_Goal_.
Skip the pictures and repeat each line of the data exactly.
[start]
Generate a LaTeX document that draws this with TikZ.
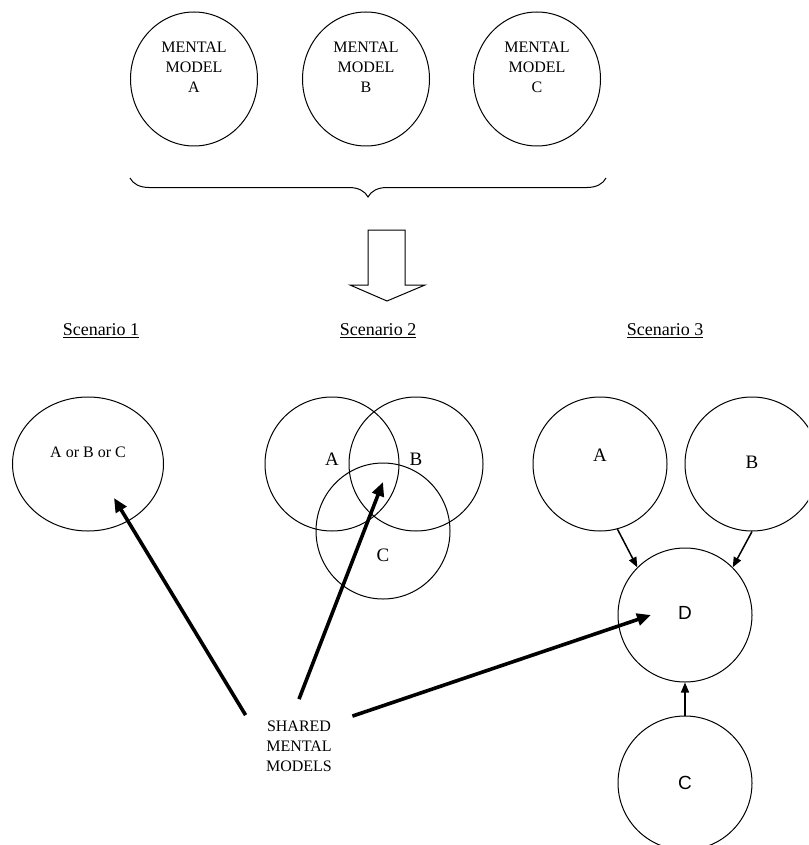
\documentclass[tikz,border=0pt]{standalone}
\usepackage{fontspec}
\setmainfont{Liberation Serif}
\newfontfamily\arialfont{Liberation Sans}
\usetikzlibrary{arrows.meta,shapes.geometric,decorations.pathreplacing}

\begin{document}
\begin{tikzpicture}[x=1pt,y=-1pt]
	\tikzset{every node/.style={font=\fontsize{16}{20}\selectfont,align=center}}
	\tikzset{model/.style={draw,ellipse,line width=1pt,inner sep=0pt,minimum width=134pt,minimum height=134pt}}
	\tikzset{scen/.style={font=\fontsize{18}{22}\selectfont}}
	\tikzset{big/.style={font=\fontsize{19}{22}\selectfont}}
	\tikzset{sans/.style={font=\fontsize{19}{22}\selectfont\arialfont}}
	\tikzset{bigarrow/.style={line width=3.6pt,-{Triangle[length=14pt,width=12pt]}}}
	\tikzset{smallarrow/.style={line width=1.5pt,-{Triangle[length=10pt,width=8pt]}}}
	\clip (0,0) rectangle (808,845);
	% the three mental models
	\node[model,minimum width=127pt] (mmA) at (194,79) {};
	\node[model,minimum width=127pt] (mmB) at (366,79) {};
	\node[model,minimum width=127pt] (mmC) at (537,79) {};
	\node at ([yshift=12pt]mmA.center) {MENTAL\\MODEL\\A};
	\node at ([yshift=12pt]mmB.center) {MENTAL\\MODEL\\B};
	\node at ([yshift=12pt]mmC.center) {MENTAL\\MODEL\\C};
	\draw[line width=1pt,decorate,decoration={brace,mirror,amplitude=19pt}] (130,178) -- (606,178);
	\draw[line width=1pt] (368,230) -- (405,230) -- (405,285) -- (425,285) -- (387,301) -- (350,285) -- (368,285) -- cycle;
	% scenarios
	\node[scen] (sc1) at (101,331) {\underline{Scenario 1}};
	\node[scen] (sc2) at (378,331) {\underline{Scenario 2}};
	\node[scen] (sc3) at (665,331) {\underline{Scenario 3}};
	\node[model,minimum width=151pt] (one) at (88,464) {};
	\node at ([yshift=12pt]one.center) {A or B or C};
	\node[model] (twoA) at (332,464) {};
	\node[model] (twoB) at (416,464) {};
	\node[model,minimum height=136pt] (twoC) at (383,531) {};
	\node[big] at ([yshift=5pt]twoA.center) {A};
	\node[big] at ([yshift=5pt]twoB.center) {B};
	\node[big] at ([yshift=-24pt]twoC.center) {C};
	\node[model] (thrA) at (600,464) {};
	\node[model] (thrB) at (752,464) {};
	\node[model] (thrD) at (685,615) {};
	\node[model] (thrC) at (685,783) {};
	\node[big] at ([yshift=9pt]thrA.center) {A};
	\node[big] at ([yshift=2pt]thrB.center) {B};
	\node[sans] at ([yshift=2pt]thrD.center) {D};
	\node[sans] at (thrC.center) {C};
	\draw[smallarrow] (thrA.-75) -- (thrD.135);
	\draw[smallarrow] (thrB.south) -- (thrD.45);
	\draw[smallarrow] (thrC.north) -- (thrD.south);
	% shared mental models
	\node (shared) at (299,746) {SHARED\\MENTAL\\MODELS};
	\coordinate (tip1) at (114,498);
	\coordinate (tip2) at (383,482);
	\coordinate (tip3) at ([xshift=-34pt]thrD.center);
	\draw[bigarrow] ([xshift=-17pt,yshift=2pt]shared.north west) -- (tip1);
	\draw[bigarrow] ([yshift=18pt]shared.north) -- (tip2);
	\draw[bigarrow] ([xshift=17pt,yshift=1pt]shared.north east) -- (tip3);
\end{tikzpicture}
\end{document}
[end]
_Correct response_.
Generate a LaTeX document that draws this with TikZ.
\documentclass[tikz,border=0pt]{standalone}
\usepackage{fontspec}
\setmainfont{Liberation Serif}
\newfontfamily\arialfont{Liberation Sans}
\usetikzlibrary{arrows.meta,shapes.geometric,decorations.pathreplacing}

\begin{document}
\begin{tikzpicture}[x=1pt,y=-1pt]
	\tikzset{every node/.style={font=\fontsize{16}{20}\selectfont,align=center}}
	\tikzset{model/.style={draw,ellipse,line width=1pt,inner sep=0pt,minimum width=134pt,minimum height=134pt}}
	\tikzset{scen/.style={font=\fontsize{18}{22}\selectfont}}
	\tikzset{big/.style={font=\fontsize{19}{22}\selectfont}}
	\tikzset{sans/.style={font=\fontsize{19}{22}\selectfont\arialfont}}
	\tikzset{bigarrow/.style={line width=3.6pt,-{Triangle[length=14pt,width=12pt]}}}
	\tikzset{smallarrow/.style={line width=1.5pt,-{Triangle[length=10pt,width=8pt]}}}
	\clip (0,0) rectangle (808,845);
	% the three mental models
	\node[model,minimum width=127pt] (mmA) at (194,79) {};
	\node[model,minimum width=127pt] (mmB) at (366,79) {};
	\node[model,minimum width=127pt] (mmC) at (537,79) {};
	\node at ([yshift=12pt]mmA.center) {MENTAL\\MODEL\\A};
	\node at ([yshift=12pt]mmB.center) {MENTAL\\MODEL\\B};
	\node at ([yshift=12pt]mmC.center) {MENTAL\\MODEL\\C};
	\draw[line width=1pt,decorate,decoration={brace,mirror,amplitude=19pt}] (130,178) -- (606,178);
	\draw[line width=1pt] (368,230) -- (405,230) -- (405,285) -- (425,285) -- (387,301) -- (350,285) -- (368,285) -- cycle;
	% scenarios
	\node[scen] (sc1) at (101,331) {\underline{Scenario 1}};
	\node[scen] (sc2) at (378,331) {\underline{Scenario 2}};
	\node[scen] (sc3) at (665,331) {\underline{Scenario 3}};
	\node[model,minimum width=151pt] (one) at (88,464) {};
	\node at ([yshift=12pt]one.center) {A or B or C};
	\node[model] (twoA) at (332,464) {};
	\node[model] (twoB) at (416,464) {};
	\node[model,minimum height=136pt] (twoC) at (383,531) {};
	\node[big] at ([yshift=5pt]twoA.center) {A};
	\node[big] at ([yshift=5pt]twoB.center) {B};
	\node[big] at ([yshift=-24pt]twoC.center) {C};
	\node[model] (thrA) at (600,464) {};
	\node[model] (thrB) at (752,464) {};
	\node[model] (thrD) at (685,615) {};
	\node[model] (thrC) at (685,783) {};
	\node[big] at ([yshift=9pt]thrA.center) {A};
	\node[big] at ([yshift=2pt]thrB.center) {B};
	\node[sans] at ([yshift=2pt]thrD.center) {D};
	\node[sans] at (thrC.center) {C};
	\draw[smallarrow] (thrA.-75) -- (thrD.135);
	\draw[smallarrow] (thrB.south) -- (thrD.45);
	\draw[smallarrow] (thrC.north) -- (thrD.south);
	% shared mental models
	\node (shared) at (299,746) {SHARED\\MENTAL\\MODELS};
	\coordinate (tip1) at (114,498);
	\coordinate (tip2) at (383,482);
	\coordinate (tip3) at ([xshift=-34pt]thrD.center);
	\draw[bigarrow] ([xshift=-17pt,yshift=2pt]shared.north west) -- (tip1);
	\draw[bigarrow] ([yshift=18pt]shared.north) -- (tip2);
	\draw[bigarrow] ([xshift=17pt,yshift=1pt]shared.north east) -- (tip3);
\end{tikzpicture}
\end{document}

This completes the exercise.